The Westminster system is autoresistant to attempts to reform it: the system itself is inherently unreformable, for if it was to be reformed, and was it to transition to a democratic system, then the system would cease to exist. Just as the Soviet Union found out that you can't reform the Soviet system without destroying it in the process, so it is with Westminster. 


With that in mind, and bearing in mind that if a reformed, fair Britain was on the agenda, one which treated Scotland with the respect and esteem we demand and deserve, support for an independent Scotland would dip, we cannot simply transfer the functions of Westminster to Holyrood. 


We have to genuinely make our case for how Scotland should look after independence is regained. And it must be substantially and visibly fairer than Westminster. We should also remember that within every country, one group holds too much power and another is marginalised. In the United Kingdom, the marginalised part is played by Scotland. We must remember this as we build our new republic. 


So, here's my 2 eurocents on how the administration of the country should work. 


Scotland should be operated as a symmetric, co-operative federal republic, taking as much power as possible out of the hands of the bureaucrats and central ministers, and placing power over local affairs into the hands of local people. 


But we have to balance that against the dangers of having duplicated layers of salaried politicians.


The Head of State should be the Chairman of the Council of Federation Ministers - elected directly by universal suffrage for a maximum of two consecutive or nonconsecutive seven year terms. 

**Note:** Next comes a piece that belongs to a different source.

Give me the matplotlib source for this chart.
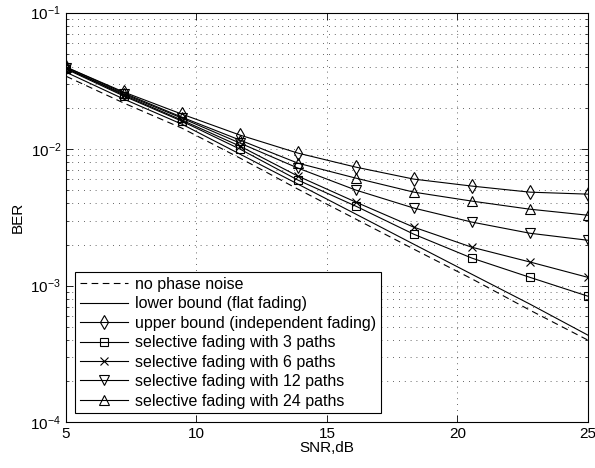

The Council of Federation Ministers would be the Federal Cabinet, comprising the Ministries of the Interior, Foreign Affairs, Economy, International Assistance and Defence. This Cabinet would be selected from the Federal Assembly using the d'Hondt method of proportional representation.


The Federal Assembly should be a unicameral assembly with of fifty members serving four-year terms - 26 elected by the Single Transferable Vote using a nationwide slate, and two members appointed by each of the 12 constituent parliaments. 


In terms of the constituent regions (provinces, republics, states, whatever), the 12 should be designed to maximise the diversity of Scotland, following a mix of the old Regions and the current Parliamentary Regions:


1. Strathclyde
2. Glasgow
3. Galloway
4. Lothian/Border
5. Central Scotland
6. Fife
7. Tay
8. Grampian
9. Highland
10. Western Isles
11. Orkney
12. Shetland


This ensures that genuine devolution of powers go to the more isolated regions of Scotland, which often feel themselves as distant from Holyrood as they do from London. Going "too far" in terms of devolution may be preferable. 


Each province would be in control of all powers (local taxation, sales taxes, police budgets  etc) that the Federal Cabinet does not control. 


It would be up to each province to design its own internal parliamentary structures and its own measure of internal devolution as long as these comply with the provisions of the constitution.


I'm sure there are many reasons why this would be unworkable! However, this is my vision of how a Federal Republic of Scotland could look.